I agree with all this. It's so easy to feel like you did a good deep by throwing the container in a different trash can. Where I live you can only recycle #1 and #2 plastic, cans, and boxes. I recycle any of it I get but I find it's much better to never get it in the first place. Here are the things I do:
1) Buy milk raw from a local farmer. If this scares you know I've done it for years and am just fine but you can heat it up on the stove first if you want to kill the enzymes and vitamins. I bring the farmer an empty 1 gallon pickle jar in exchange for a full one. No milk jugs needed, we just exchange over and over and over.
2) Make any dairy products you need from the raw milk you bought from the farmer. Making cheese, butter, yogurt, etc is not only easy but funner than you'd thing. Not plastic containers or bags needed if you make it at home.
3) Buy bulk! I am part of a buyers club that purchases all dry goods in bulk. If you use it a lot buy it in bulk! Oatmeal, flour, sugar, nuts, dried fruit, oil, grains, beans, they can all be bought cheaper in bulk and they come is 25 and 50 pound paper bags that are cheaper pound for pound than at the supermarket. Really reduces the plastic bags that are needed for every pound and for carrying it to the car to bring it home.
4) Bake it yourself. I bake my own bread. Even the whole wheat breads at the supermarket are pumped with preservatives and many still have high fructose corn syrup but real home made bread is whole wheat flour, water, yeast, oil, sea salt. It tastes delicious and is good for you. And there is no plastic bag required. It really doesn't take as long as it's made out to. Anything that I can make myself I do, tortillas, chips, fries, bagels, etc.
5) Buy produce packages. Find a produce club that sells weekly packages. Especially organic. Every week I get a box full of produce. No bags just one box.
6) Chickens! I keep 22 chickens in my backyard. They eat every last table scrap I have and in exchange make me eggs! YUM!
7) Compost. I take newspaper, leaves, and waste from the chickens and turn it into thick rich black compost I use in my garden.
Get creative. It's not hard!
By far, the best article I've read on Wise Bread.

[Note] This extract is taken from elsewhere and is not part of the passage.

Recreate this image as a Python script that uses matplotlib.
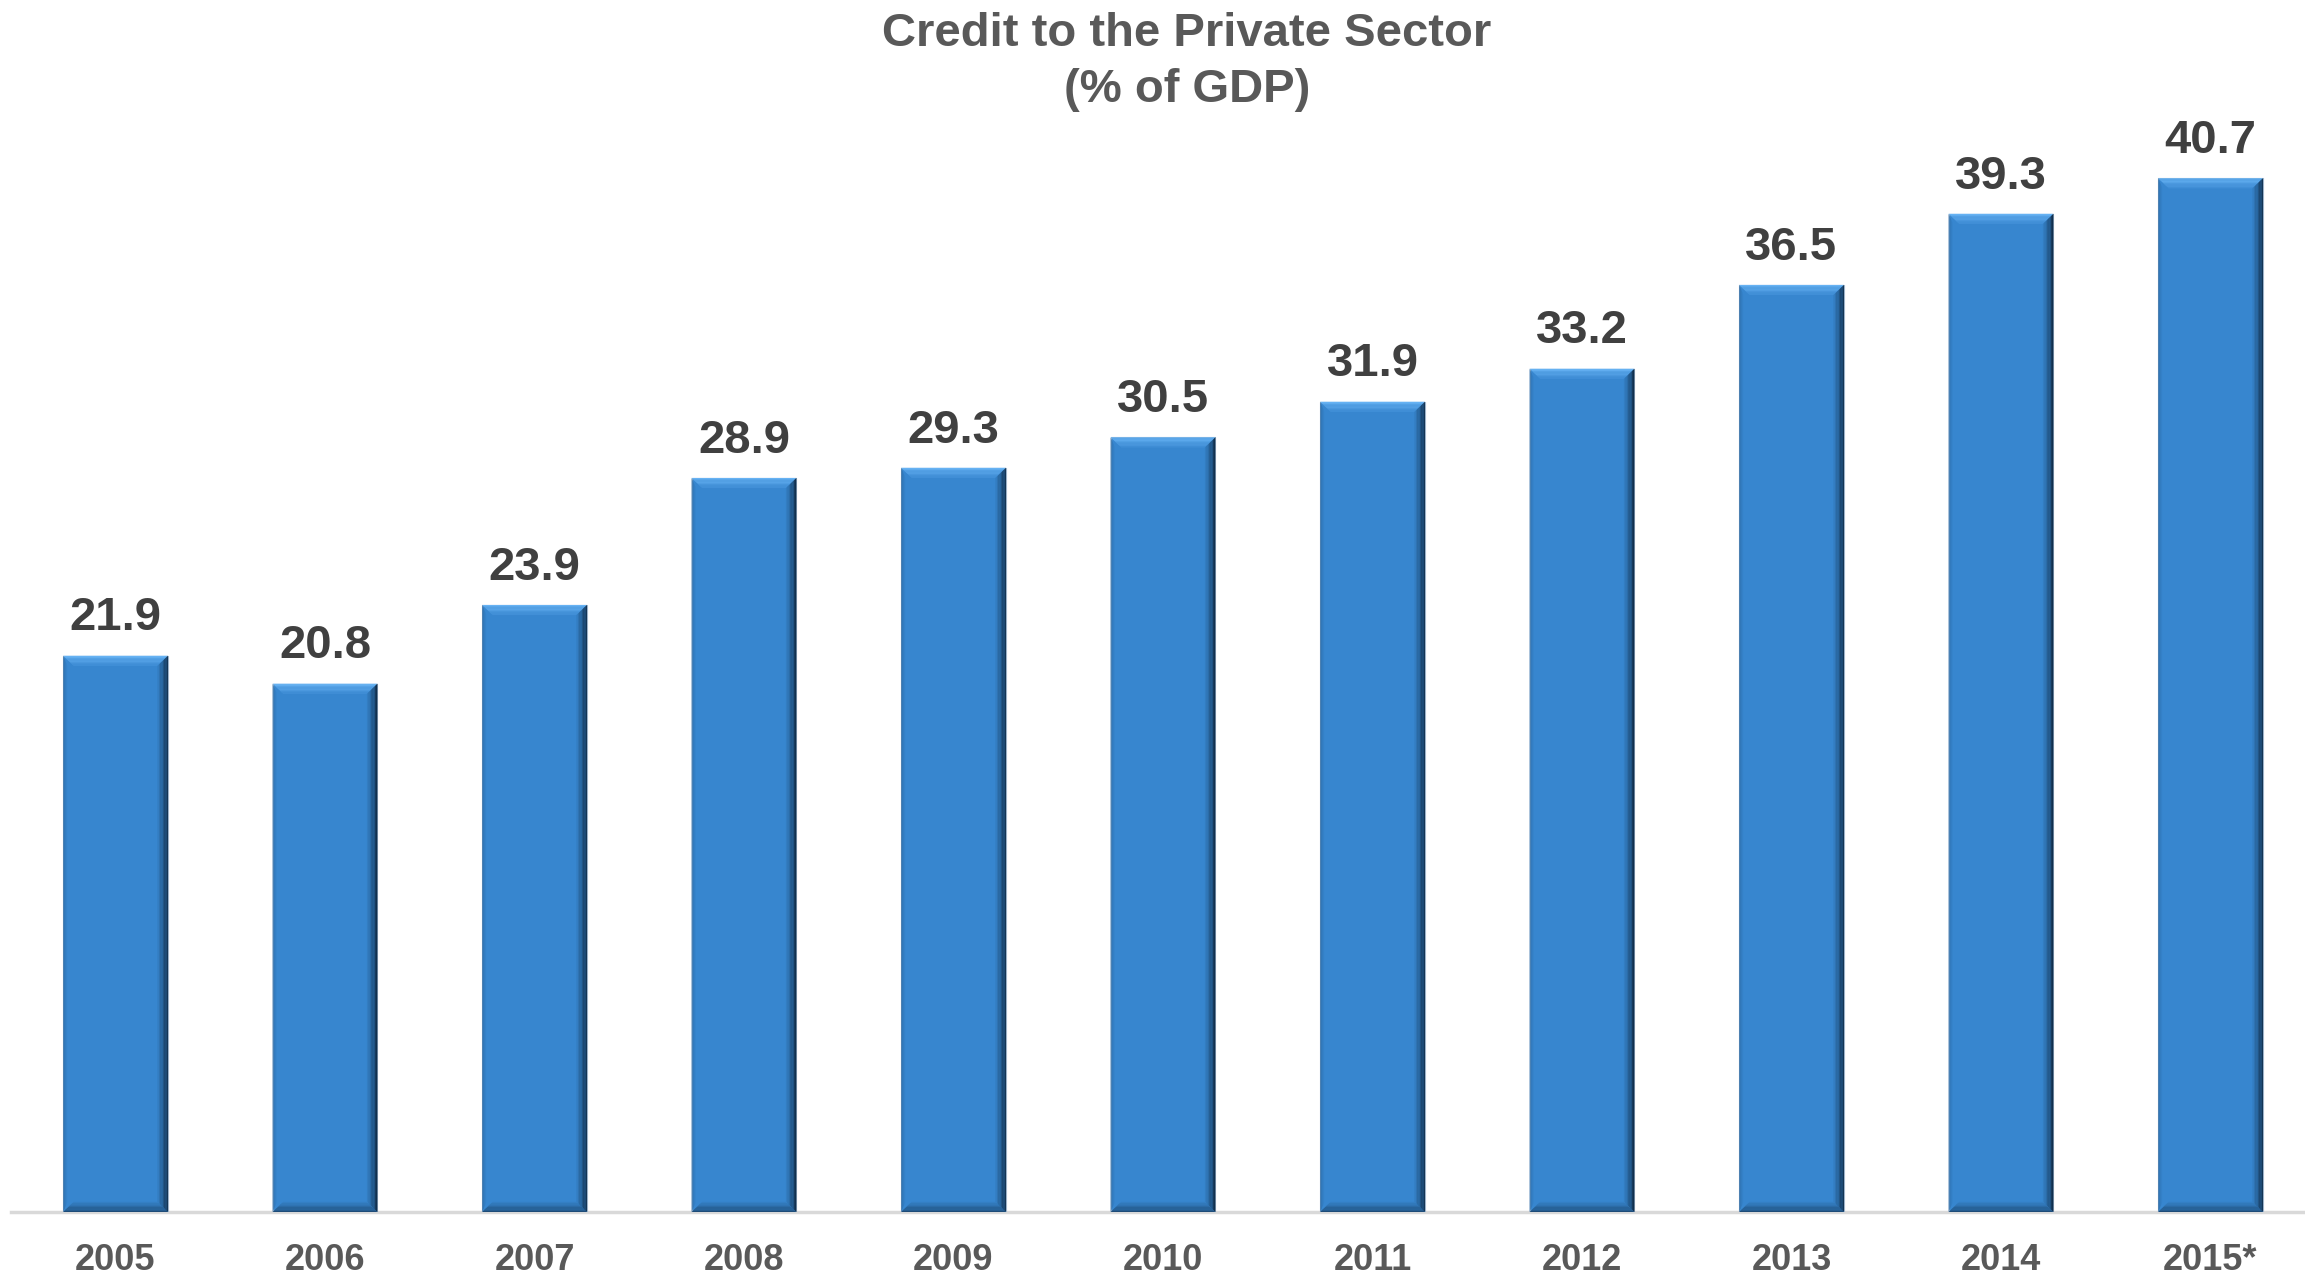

Simple, insightful, powerful.
The problem with your way of thinking is that not everyone is as crafty as you are and wants to reuse their recyclable items around the home. I work full-time and go to school full time. I have no time for a hobby or gardening so the things I could reuse around my home for crafts get recycled because I have no use for them in my home. That's just how some people are. There is nothing wrong with reusing your items and i'm all for it, for other people, but you can't there is nothing wrong with recycling for those of us that don't reuse.